The justices on Jan. 20 rejected without comment an appeal from a group of black Mississippians who disagree with some of the remedies fashioned by lower courts for desegregating the state’s formerly separate all-white and all-black college systems.
The Supreme Court ruled in favor of the black plaintiffs at an earlier stage in the case. In their 1992 ruling in U.S. v. Fordice, the justices held that states must do more than simply declare that their formerly dual higher education systems were open to students of any race.
The high court sent the case back to lower federal courts to devise remedies for desegregating Mississippi’s five formerly all-white colleges and universities and its three historically black institutions. (“Court Sets New Test for Judging Desegregation Efforts,” Aug. 5, 1992.)
One central issue in the ongoing case has been admissions standards for the state’s higher education institutions. A federal district judge issued a remedial decree in 1995 that accepted admissions criteria proposed by the state board of higher education.

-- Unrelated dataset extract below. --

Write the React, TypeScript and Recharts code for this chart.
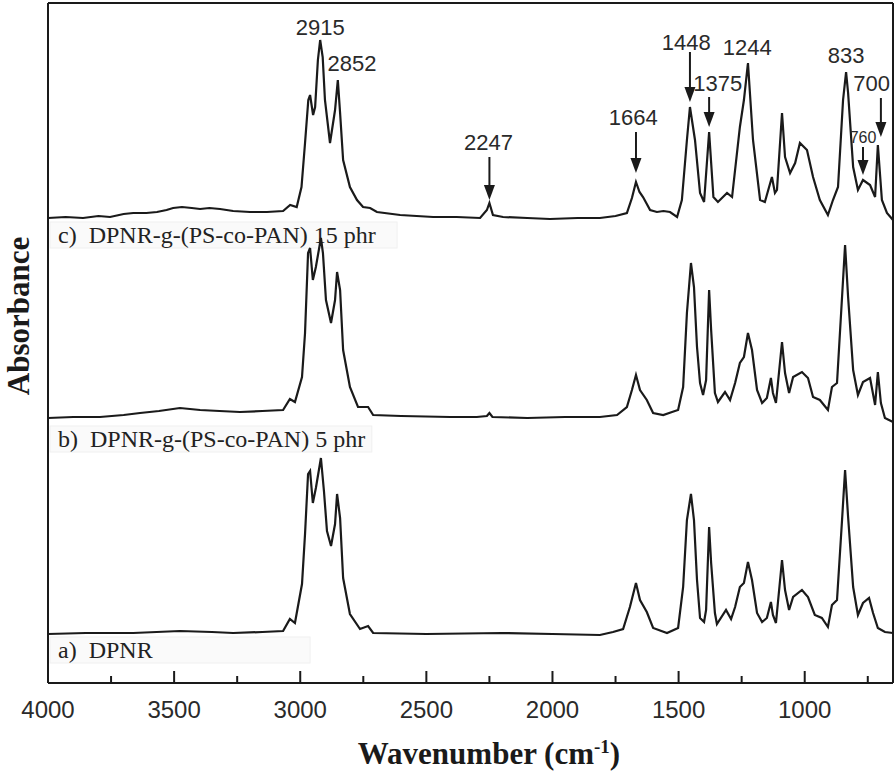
import React from 'react';
import { LineChart, Line, XAxis, YAxis, ReferenceArea, ReferenceDot, ReferenceLine } from 'recharts';

// ---- Data (wavenumber in cm-1, absorbance in arbitrary units relative to each spectrum baseline) ----
const cWave = [4000, 3930, 3861, 3800, 3754, 3700, 3662, 3610, 3568, 3530, 3504, 3469, 3430, 3397, 3360, 3318, 3266, 3199, 3132, 3068, 3040, 3014, 2995, 2981, 2968, 2961, 2949, 2941, 2930, 2921, 2911, 2902, 2882, 2862, 2851, 2842, 2830, 2803, 2775, 2751, 2723, 2696, 2604, 2473, 2380, 2287, 2260, 2250, 2236, 2196, 2100, 2010, 1900, 1812, 1750, 1705, 1685, 1669, 1655, 1641, 1613, 1586, 1560, 1534, 1506, 1487, 1467, 1455, 1435, 1415, 1399, 1379, 1362, 1344, 1308, 1288, 1257, 1241, 1225, 1205, 1177, 1158, 1130, 1118, 1110, 1090, 1078, 1058, 1038, 1019, 991, 967, 940, 908, 888, 868, 848, 836, 828, 808, 789, 769, 741, 721, 710, 694, 674, 650];
const cAbs = [0.00, 0.01, 0.00, 0.02, 0.01, 0.04, 0.05, 0.05, 0.06, 0.08, 0.10, 0.11, 0.10, 0.09, 0.10, 0.09, 0.07, 0.06, 0.06, 0.07, 0.13, 0.11, 0.31, 0.75, 1.18, 1.23, 1.03, 1.11, 1.58, 1.78, 1.61, 1.18, 0.75, 1.08, 1.38, 1.05, 0.58, 0.31, 0.18, 0.11, 0.10, 0.06, 0.03, 0.01, 0.01, 0.00, 0.08, 0.15, 0.03, 0.01, 0.00, -0.01, 0.00, 0.00, 0.02, 0.05, 0.20, 0.36, 0.26, 0.21, 0.08, 0.06, 0.07, 0.06, 0.01, 0.18, 0.78, 1.11, 0.78, 0.25, 0.16, 0.86, 0.21, 0.16, 0.25, 0.21, 0.91, 1.18, 1.55, 0.78, 0.18, 0.16, 0.41, 0.25, 0.28, 1.05, 0.61, 0.45, 0.55, 0.75, 0.68, 0.41, 0.18, 0.03, 0.18, 0.31, 1.18, 1.46, 1.25, 0.51, 0.28, 0.38, 0.33, 0.21, 0.73, 0.18, 0.05, -0.02];

const bWave = [4000, 3900, 3794, 3700, 3635, 3560, 3477, 3397, 3320, 3239, 3150, 3068, 3041, 3021, 2993, 2981, 2969, 2961, 2950, 2938, 2918, 2910, 2898, 2878, 2862, 2854, 2842, 2830, 2803, 2771, 2731, 2711, 2600, 2406, 2300, 2260, 2250, 2238, 2100, 1950, 1812, 1744, 1705, 1685, 1669, 1653, 1626, 1601, 1561, 1526, 1502, 1482, 1467, 1451, 1439, 1427, 1415, 1403, 1391, 1379, 1371, 1356, 1344, 1316, 1296, 1276, 1257, 1241, 1225, 1209, 1189, 1169, 1150, 1134, 1126, 1114, 1090, 1078, 1062, 1046, 1011, 987, 967, 940, 908, 892, 872, 852, 840, 828, 808, 789, 769, 741, 721, 710, 698, 682, 650];
const bAbs = [0.00, 0.01, 0.01, 0.03, 0.05, 0.07, 0.10, 0.08, 0.07, 0.06, 0.07, 0.08, 0.19, 0.16, 0.41, 0.85, 1.65, 1.70, 1.38, 1.51, 1.80, 1.65, 1.18, 0.95, 1.18, 1.46, 1.28, 0.68, 0.31, 0.11, 0.11, 0.03, 0.02, 0.01, 0.01, 0.02, 0.05, 0.01, 0.00, 0.01, 0.01, 0.03, 0.11, 0.28, 0.43, 0.28, 0.18, 0.05, 0.03, 0.06, 0.08, 0.31, 1.05, 1.55, 1.31, 0.71, 0.35, 0.23, 0.38, 1.28, 0.88, 0.25, 0.16, 0.26, 0.18, 0.35, 0.55, 0.61, 0.85, 0.68, 0.28, 0.15, 0.20, 0.40, 0.25, 0.15, 0.76, 0.45, 0.25, 0.41, 0.46, 0.40, 0.21, 0.18, 0.08, 0.31, 0.35, 1.21, 1.73, 1.21, 0.48, 0.23, 0.36, 0.40, 0.13, 0.46, 0.15, 0.00, -0.04];

const aWave = [4000, 3850, 3662, 3477, 3350, 3266, 3150, 3068, 3041, 3021, 2993, 2981, 2969, 2961, 2950, 2938, 2918, 2906, 2894, 2878, 2862, 2854, 2842, 2830, 2803, 2763, 2731, 2711, 2500, 2200, 2000, 1812, 1760, 1720, 1693, 1669, 1653, 1626, 1601, 1546, 1502, 1482, 1467, 1451, 1439, 1427, 1415, 1399, 1391, 1379, 1371, 1356, 1348, 1312, 1292, 1276, 1257, 1241, 1225, 1209, 1189, 1169, 1150, 1134, 1126, 1114, 1090, 1078, 1062, 1046, 1011, 987, 960, 932, 908, 892, 872, 852, 840, 828, 808, 789, 769, 745, 729, 710, 682, 650];
const aAbs = [0.00, 0.01, 0.01, 0.03, 0.02, 0.01, 0.02, 0.03, 0.15, 0.11, 0.50, 1.00, 1.60, 1.63, 1.31, 1.46, 1.76, 1.43, 1.03, 0.88, 1.10, 1.40, 1.16, 0.56, 0.20, 0.05, 0.08, 0.01, 0.00, 0.01, 0.00, -0.01, 0.02, 0.05, 0.27, 0.51, 0.34, 0.22, 0.06, 0.01, 0.06, 0.47, 1.14, 1.40, 1.14, 0.54, 0.16, 0.12, 0.24, 1.07, 0.71, 0.21, 0.10, 0.24, 0.15, 0.27, 0.47, 0.51, 0.72, 0.54, 0.21, 0.12, 0.16, 0.32, 0.19, 0.11, 0.74, 0.44, 0.24, 0.37, 0.44, 0.37, 0.19, 0.16, 0.07, 0.29, 0.34, 1.14, 1.64, 1.17, 0.47, 0.19, 0.31, 0.36, 0.21, 0.06, 0.02, 0.01];

// vertical stacking offsets of the three spectra
const offsets = { a: 0.49, b: 2.65, c: 4.65 };

const seriesLabels = {
  a: 'a)  DPNR',
  b: 'b)  DPNR-g-(PS-co-PAN) 5 phr',
  c: 'c)  DPNR-g-(PS-co-PAN) 15 phr',
};

const xTicks = [4000, 3750, 3500, 3250, 3000, 2750, 2500, 2250, 2000, 1750, 1500, 1250, 1000, 750];

// peak annotations: label, wavenumber, label height, optional arrow (from, to)
const peakLabels = ['2915', '2852', '2247', '1664', '1448', '1375', '1244', '833', '760', '700'];
const peakLabelWave = [2921, 2795, 2254, 1680, 1470, 1345, 1228, 836, 769, 735];
const peakLabelY = [6.56, 6.20, 5.41, 5.66, 6.41, 6.00, 6.36, 6.28, 5.46, 6.00];
const arrowWave = [null, null, 2250, 1669, 1455, 1379, null, null, 769, 698];
const arrowFrom = [null, null, 5.26, 5.51, 6.31, 5.86, null, null, 5.36, 5.85];
const arrowTo = [null, null, 4.83, 5.10, 5.81, 5.56, null, null, 5.08, 5.46];

// label box extents (in data units)
const labelBoxes = {
  c: { x1: 3992, x2: 2616, y1: 4.35, y2: 4.61 },
  b: { x1: 3992, x2: 2716, y1: 2.31, y2: 2.57 },
  a: { x1: 3992, x2: 2961, y1: 0.20, y2: 0.46 },
};

const build = (w: number[], v: number[], off: number) => w.map((x, i) => ({ w: x, y: +(v[i] + off).toFixed(3) }));
const dataA = build(aWave, aAbs, offsets.a);
const dataB = build(bWave, bAbs, offsets.b);
const dataC = build(cWave, cAbs, offsets.c);

const SANS = '"Liberation Sans", Arial, sans-serif';
const SERIF = '"Liberation Serif", "Times New Roman", serif';
const INK = '#1a1a1a';
const AXIS_Y = 683;

const XTick = (props: any) => {
  const { x, payload } = props;
  const v = payload.value;
  const major = v % 500 === 0;
  return (
    <g>
      <line x1={x} x2={x} y1={AXIS_Y} y2={AXIS_Y - (major ? 12 : 7)} stroke={INK} strokeWidth={2} />
      {major && (
        <text x={x} y={AXIS_Y + 35} textAnchor="middle" fontFamily={SANS} fontSize={24} fill="#2a2a2a">
          {v}
        </text>
      )}
    </g>
  );
};

const makeLabelShape = (text: string) => (p: any) => (
  <g>
    <rect x={p.x} y={p.y} width={p.width} height={p.height} fill="#fafafa" stroke="#f0f0f0" strokeWidth={1} />
    <text x={p.x + 8} y={p.y + p.height / 2 + 8} fontFamily={SERIF} fontSize={24} fill="#222" xmlSpace="preserve" style={{ whiteSpace: 'pre' }}>
      {text}
    </text>
  </g>
);

const ArrowShape = (p: any) => {
  const { x1, y1, x2, y2 } = p;
  return (
    <g>
      <line x1={x1} y1={y1} x2={x2} y2={y2 - 10} stroke={INK} strokeWidth={2} />
      <polygon points={`${x2 - 5.5},${y2 - 15} ${x2 + 5.5},${y2 - 15} ${x2},${y2}`} fill={INK} />
    </g>
  );
};

const Titles = () => (
  <g>
    <text x={489} y={764} textAnchor="middle" fontFamily={SERIF} fontWeight="bold" fontSize={31} fill={INK}>
      Wavenumber (cm<tspan dy={-11} fontSize={19}>-1</tspan><tspan dy={11}>)</tspan>
    </text>
    <text x={29} y={316} transform="rotate(-90, 29, 316)" textAnchor="middle" fontFamily={SERIF} fontWeight="bold" fontSize={31} fill={INK}>
      Absorbance
    </text>
  </g>
);

export default function App() {
  return (
    <div style={{ position: 'absolute', left: 0, top: 0, width: 896, height: 776, background: '#fff' }}>
      <LineChart width={896} height={776} margin={{ top: 2, right: 2, left: 47, bottom: 53 }}>
        <XAxis
          dataKey="w"
          type="number"
          domain={[650, 4000]}
          reversed
          allowDataOverflow
          ticks={xTicks}
          interval={0}
          tick={<XTick />}
          tickLine={false}
          height={40}
          axisLine={{ stroke: INK, strokeWidth: 2 }}
          label={{ content: () => <Titles /> }}
        />
        <XAxis
          xAxisId="top"
          orientation="top"
          dataKey="w"
          type="number"
          domain={[650, 4000]}
          reversed
          allowDataOverflow
          tick={false}
          tickLine={false}
          height={1}
          axisLine={{ stroke: INK, strokeWidth: 2 }}
        />
        <YAxis
          type="number"
          domain={[0, 6.8]}
          allowDataOverflow
          tick={false}
          tickLine={false}
          width={1}
          axisLine={{ stroke: INK, strokeWidth: 2 }}
        />
        <YAxis
          yAxisId="right"
          orientation="right"
          type="number"
          domain={[0, 6.8]}
          allowDataOverflow
          tick={false}
          tickLine={false}
          width={1}
          axisLine={{ stroke: INK, strokeWidth: 2 }}
        />

        {(['c', 'b', 'a'] as const).map((k) => (
          <ReferenceArea
            key={'box' + k}
            x1={labelBoxes[k].x1}
            x2={labelBoxes[k].x2}
            y1={labelBoxes[k].y1}
            y2={labelBoxes[k].y2}
            shape={makeLabelShape(seriesLabels[k])}
          />
        ))}

        <Line data={dataA} dataKey="y" type="linear" stroke={INK} strokeWidth={2.2} dot={false} isAnimationActive={false} />
        <Line data={dataB} dataKey="y" type="linear" stroke={INK} strokeWidth={2.2} dot={false} isAnimationActive={false} />
        <Line data={dataC} dataKey="y" type="linear" stroke={INK} strokeWidth={2.2} dot={false} isAnimationActive={false} />

        {peakLabels.map((lab, i) =>
          arrowWave[i] != null ? (
            <ReferenceLine
              key={'arr' + i}
              segment={[
                { x: arrowWave[i] as number, y: arrowFrom[i] as number },
                { x: arrowWave[i] as number, y: arrowTo[i] as number },
              ]}
              shape={ArrowShape}
            />
          ) : null
        )}
        {peakLabels.map((lab, i) => (
          <ReferenceDot
            key={'lab' + i}
            x={peakLabelWave[i]}
            y={peakLabelY[i]}
            r={0}
            shape={(p: any) => (
              <text
                x={p.cx}
                y={p.cy + (lab === '760' ? 6 : 8)}
                textAnchor="middle"
                fontFamily={SANS}
                fontSize={lab === '760' ? 16 : 22}
                fill="#2a2a2a"
              >
                {lab}
              </text>
            )}
          />
        ))}
      </LineChart>
    </div>
  );
}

The new criteria for the first time standardized requirements at all eight state colleges and universities.
Previously, admissions standards were lower at the historically black institutions.
The district judge acknowledged that the new standards were likely to reduce from 68 percent to 53 percent the proportion of black high school students who, based on the ACT college-entrance exam, would qualify for admission to at least one state institution.
More Harm Than Good?
The U.S. Court of Appeals for the 5th Circuit last year largely affirmed the remedial decree, although it sent the case back to the district court to analyze the effects of the new admissions standards.
The black plaintiffs asked the Supreme Court to intervene. “There is the potential for ‘a remedy’ which actually reduces the level of access of the victimized class to a university-level education,” argued the appeal in Ayers v. Fordice (Case No. 97-6811).
The Department of Justice, which has been on the black plaintiffs’ side throughout the 23-year-old case, filed a brief that said the admissions remedy approved by the lower courts “will have serious, adverse consequences for the educational opportunities of African-American students in Mississippi.”
But the department said the high court should not hear the black plaintiffs’ appeal at this time. The federal district court should be given the chance to clarify its orders on some issues, the department said.
“It may ultimately be necessary for this court to review the remedy,” the Justice Department told the justices in its brief.
Tenure Denial
In other action last week, the high court rejected without comment the appeal of a Vassar College professor who claimed she was denied tenure because of an eight-year leave of absence she took from the college’s biology department so she could raise her children.
A coalition of women’s civil rights groups said in a friend-of-the-court brief that the case presented an important issue regarding the proof of discrimination necessary to win a claim under Title VII of the Civil Rights Act of 1964, the main federal anti-discrimination law.
The appeal was Fisher v. Vassar College (No. 97-404).